The initial response to Hawaii’s new housing aid initiative should surprise nobody.
Only a week after the official launch, the website for the State Rent Relief &Housing Assistance Program (hihousinghelp.com) has had more than 80,000 hits and has drawn 6,000 applications for relief so far.
The needs of tenants, many of whom have lost all or part of their income due to COVID-19 lockdowns, have skyrocketed since the end of the first federal unemployment supplemental benefit in July. Due to an eviction moratorium, there are landlords who cannot find new tenants able to pay rent, income that is essential to many of them as well.
That is only the tip of the proverbial iceberg: The economic downturn triggered by the coronavirus pandemic is sure to linger well into 2021 and beyond, say various experts, and the financial pain suffered by Hawaii residents is likely to ripple outward. The key concern here is that there are other pots of money from the federal CARES Act that are already lagging in reaching the people they are meant to help.
The pressure to get the money out the door should resonate like a drumbeat throughout the state bureaucracy — with the top brass hammering the message down.
There is some encouraging news here. Catholic Charities was set up to handle the processing of applications in advance of the program’s start and so was able to process the first requests last week, said Denise Iseri-Matsubara.
The executive director of the Hawaii Housing Finance and Development Corp., the state agency that is coordinating the expenditure of $100 million in federal funds allotted for the program, shared that information Monday on the Honolulu Star-Advertiser’s Spotlight Hawaii webcast.
Iseri-Matsubara added that Aloha United Way, the other nonprofit enlisted to run the housing-aid program, is finishing its setup now, which should help accelerate the process.
James Koshiba, who heads the housing advocacy group Hui Aloha and sits on the House Select Committee on COVID-19, has been helping with this program’s plan.
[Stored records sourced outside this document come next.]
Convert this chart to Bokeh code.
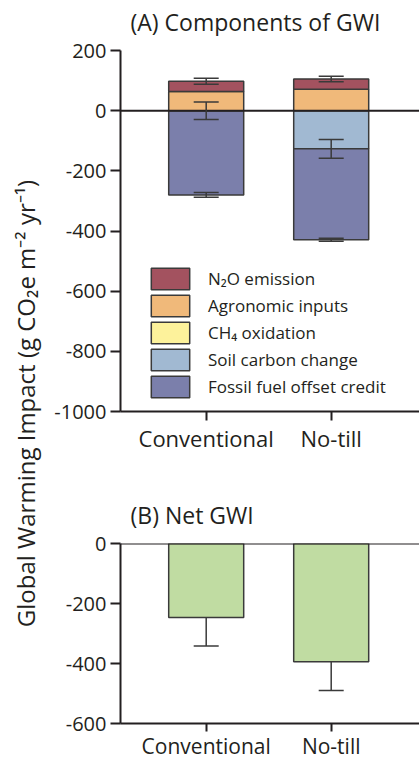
import numpy as np
from math import pi
from bokeh.plotting import figure
from bokeh.models import (ColumnDataSource, Whisker, TeeHead, Span, FixedTicker,
                          Legend, LegendItem, Label, Range1d)
from bokeh.layouts import row, column
from bokeh.embed import file_html
from bokeh.resources import INLINE

# ---------------- data ----------------
systems = ["Conventional", "No-till"]
x_pos = [1, 2]

n2o_emission = [34, 34]
n2o_err = [10, 9]
agronomic_inputs = [64, 71]
ch4_oxidation = [0, 0]
soil_carbon_change = [0, -127]
soil_carbon_err = [29, 31]
fossil_fuel_credit = [-280, -302]
fossil_fuel_err = [8, 5]

net_gwi = [-247, -394]
net_gwi_err = [95, 96]

a_ticks = [-1000, -800, -600, -400, -200, 0, 200]
a_tick_labels = ["-1000", "-800", "-600", "-400", "-200", "0", "200"]
b_ticks = [-600, -400, -200, 0]
b_tick_labels = ["-600", "-400", "-200", "0"]

legend_labels = ["N\u2082O emission", "Agronomic inputs", "CH\u2084 oxidation",
                 "Soil carbon change", "Fossil fuel offset credit"]
ylabel = "Global Warming Impact (g CO\u2082e m\u207b\u00b2 yr\u207b\u00b9)"
title_a = "(A)  Components of GWI"
title_b = "(B)  Net GWI"

# ---------------- styles ----------------
FONT = "Open Sans"
TXT = "#231f20"
EDGE = "#3a3a3a"
C_N2O = "#a3525f"
C_AGR = "#f0b97a"
C_CH4 = "#fdf29b"
C_SOIL = "#a1b9d2"
C_FOSSIL = "#7b7fab"
C_NET = "#c0dca2"

agr = np.array(agronomic_inputs, dtype=float)
n2o = np.array(n2o_emission, dtype=float)
soil = np.array(soil_carbon_change, dtype=float)
ch4 = np.array(ch4_oxidation, dtype=float)
fos = np.array(fossil_fuel_credit, dtype=float)

agr_top = agr
n2o_top = agr + n2o
soil_bot = soil
ch4_bot = soil + ch4
fos_bot = soil + ch4 + fos

X0, X1 = 0.3144, 2.7064  # x range (1 -> first bar, 2 -> second bar)


def blank(p):
    p.xgrid.visible = False
    p.ygrid.visible = False
    p.outline_line_color = None
    p.background_fill_color = "white"
    p.border_fill_color = "white"


def title_fig(text, h, baseline):
    # a text-only strip whose frame lines up with the panel frame below it
    t = figure(frame_width=299, frame_height=h, x_range=Range1d(X0, X1),
               y_range=Range1d(0, h), output_backend="svg", toolbar_location=None,
               min_border_left=78, min_border_right=0, min_border_top=0,
               min_border_bottom=0, x_axis_location=None, y_axis_location=None,
               title=None)
    blank(t)
    t.add_layout(Label(x=X0 + 10 / 125, y=baseline, text=text, text_align="left",
                       text_baseline="alphabetic", text_font=FONT,
                       text_font_size="23px", text_color=TXT))
    return t


def style_axes(p, ticks_y, labels_y):
    blank(p)
    p.yaxis.ticker = FixedTicker(ticks=ticks_y, minor_ticks=[])
    p.yaxis.major_label_overrides = {t: s for t, s in zip(ticks_y, labels_y)}
    p.xaxis.ticker = FixedTicker(ticks=x_pos, minor_ticks=[])
    p.xaxis.major_label_overrides = {xv: s for xv, s in zip(x_pos, systems)}
    for ax in (p.xaxis[0], p.yaxis[0]):
        ax.axis_line_color = TXT
        ax.axis_line_width = 2
        ax.major_tick_line_color = TXT
        ax.major_tick_line_width = 2
        ax.major_tick_in = 0
        ax.minor_tick_line_color = None
        ax.major_label_text_font = FONT
        ax.major_label_text_color = TXT
    p.yaxis.major_tick_out = 10
    p.yaxis.major_label_standoff = 4
    p.yaxis.major_label_text_font_size = "20px"
    p.xaxis.major_tick_out = 9
    p.xaxis.major_label_standoff = 2
    p.xaxis.major_label_text_font_size = "22px"


def whisker(p, base, center, err, lower_only=False):
    c = np.array(center, dtype=float)
    e = np.array(err, dtype=float)
    src = ColumnDataSource(dict(base=list(base),
                                upper=list(c if lower_only else c + e),
                                lower=list(c - e)))
    w = Whisker(source=src, base="base", upper="upper", lower="lower",
                line_color=EDGE, line_width=1.5, level="overlay",
                upper_head=None if lower_only else TeeHead(size=25, line_color=EDGE, line_width=1.5),
                lower_head=TeeHead(size=25, line_color=EDGE, line_width=1.5))
    p.add_layout(w)


# ---------------- panel A ----------------
tA = title_fig(title_a, 36, 15)

pA = figure(frame_width=299, frame_height=361, x_range=Range1d(X0, X1),
            y_range=Range1d(-1000, 200), output_backend="svg", toolbar_location=None,
            min_border_left=78, min_border_right=0, min_border_top=14,
            min_border_bottom=42, title=None)
style_axes(pA, a_ticks, a_tick_labels)

bw = 0.6
r_agr = pA.vbar(x=x_pos, width=bw, bottom=0, top=list(agr_top), fill_color=C_AGR,
                line_color=EDGE, line_width=1.5)
r_n2o = pA.vbar(x=x_pos, width=bw, bottom=list(agr_top), top=list(n2o_top),
                fill_color=C_N2O, line_color=EDGE, line_width=1.5)
r_soil = pA.vbar(x=x_pos, width=bw, bottom=list(soil_bot), top=0, fill_color=C_SOIL,
                 line_color=EDGE, line_width=1.5)
r_ch4 = pA.vbar(x=x_pos, width=bw, bottom=list(ch4_bot), top=list(soil_bot),
                fill_color=C_CH4, line_color=EDGE, line_width=1.5)
r_fos = pA.vbar(x=x_pos, width=bw, bottom=list(fos_bot), top=list(ch4_bot),
                fill_color=C_FOSSIL, line_color=EDGE, line_width=1.5)

pA.add_layout(Span(location=0, dimension="width", line_color=TXT, line_width=2))

whisker(pA, x_pos, n2o_top, n2o_err)
whisker(pA, x_pos, soil_bot, soil_carbon_err)
whisker(pA, x_pos, fos_bot, fossil_fuel_err)

legend = Legend(
    items=[LegendItem(label=lab, renderers=[r]) for lab, r in
           zip(legend_labels, [r_n2o, r_agr, r_ch4, r_soil, r_fos])],
    location=(26, 11), orientation="vertical", glyph_width=48, glyph_height=27,
    label_height=27, spacing=0, padding=0, margin=0, label_standoff=14,
    border_line_color=None, background_fill_alpha=0,
    label_text_font=FONT, label_text_font_size="17px", label_text_color=TXT)
pA.add_layout(legend)

# ---------------- panel B ----------------
tB = title_fig(title_b, 74, 15)

pB = figure(frame_width=299, frame_height=180, x_range=Range1d(X0, X1),
            y_range=Range1d(-600, 0), output_backend="svg", toolbar_location=None,
            min_border_left=78, min_border_right=0, min_border_top=14,
            min_border_bottom=37, title=None)
style_axes(pB, b_ticks, b_tick_labels)
pB.xaxis.major_tick_out = 8
pB.xaxis.major_label_standoff = 0
pB.xaxis.major_label_text_font_size = "21px"

pB.vbar(x=x_pos, width=bw, bottom=0, top=net_gwi, fill_color=C_NET,
        line_color=EDGE, line_width=1.5)
pB.add_layout(Span(location=0, dimension="width", line_color=TXT, line_width=2))
whisker(pB, x_pos, net_gwi, net_gwi_err, lower_only=True)

# ---------------- shared y label ----------------
H = 758
pL = figure(width=42, height=H, x_range=Range1d(0, 42), y_range=Range1d(0, H),
            output_backend="svg", toolbar_location=None, min_border=0,
            x_axis_location=None, y_axis_location=None, title=None)
blank(pL)
pL.add_layout(Label(x=25, y=H - 403, text=ylabel, angle=pi / 2,
                    text_align="center", text_baseline="middle",
                    text_font=FONT, text_font_size="24px", text_color=TXT))

layout = row(pL, column(tA, pA, tB, pB))
open("out.html", "w").write(file_html(layout, INLINE))
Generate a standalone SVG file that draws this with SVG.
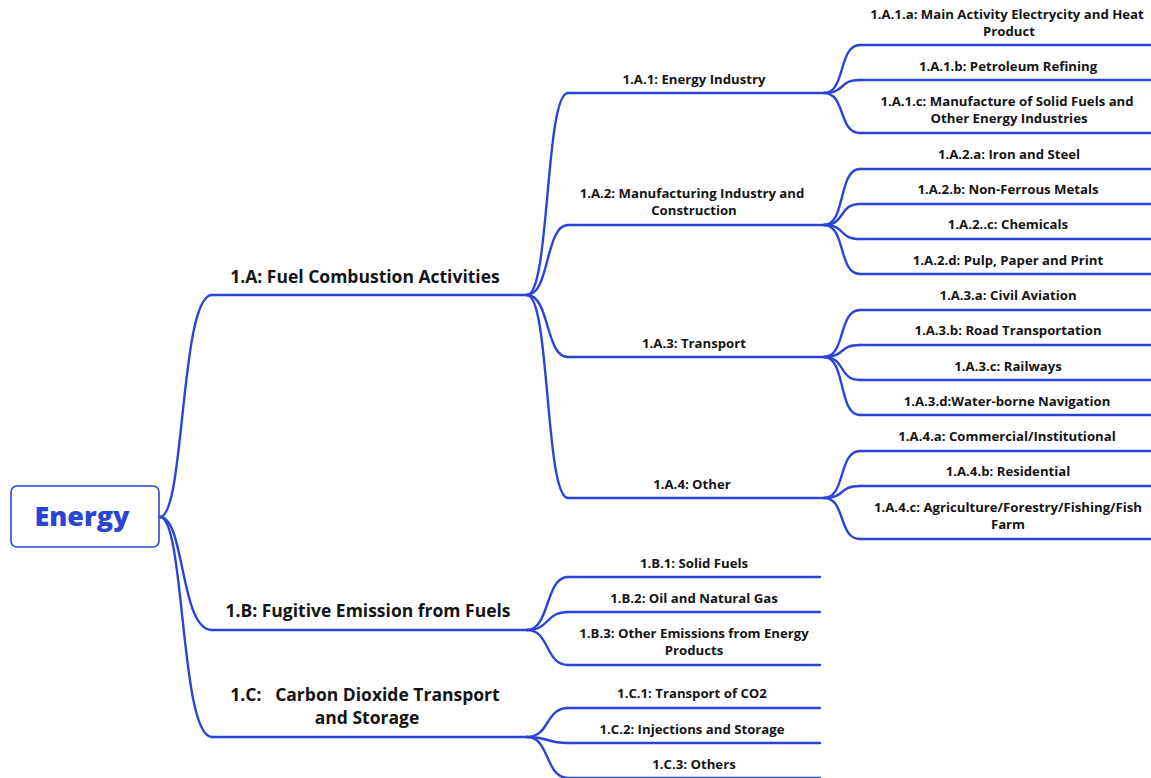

He added that applications so far amount to about $100,000 in aid. The money, up to $2,000 in rent payments per month for Oahu tenants and up to $1,500 monthly for neighbor islanders, goes directly to landlords to whom it is owed.
Gov. David Ige has released $50 million in federal funds for the first of two phases, targeting rent payments from August through December. The second phase, Iseri-Matsubara said, could be used for back payments owed since March as well, and for some mortgage relief.
The applications timetable for the second phase should be set as soon as possible. So many people in the islands have household budgets with razor-thin margins. Most cannot miss more than a paycheck or two before running into trouble, and many have not yet landed on the unemployment safety net.
Delays have been par for the course through the recovery process to this point, and that needs to change. For example, of the $387 million in CARES funding set aside for the City and County of Honolulu, only $72 million has gone out. That’s a lot of money to be spent by the federal deadline in December.
Transparency about the spending progress and plans would help. Some may be provided by the city’s new tracking tool (oneoahu.org/dashboard). And a broader collection of data is being compiled by the private business and nonprofit Hawai‘i COVID Collaborative, also online (covidpau.org).
“Data creates knowledge,” the collaborative states on its site. “Knowledge creates action. And collaborative action creates change.”
Hawaii residents must hope this is correct. There is much that needs changing for the better from now and through the anticipated months — even years — of pain that lie ahead.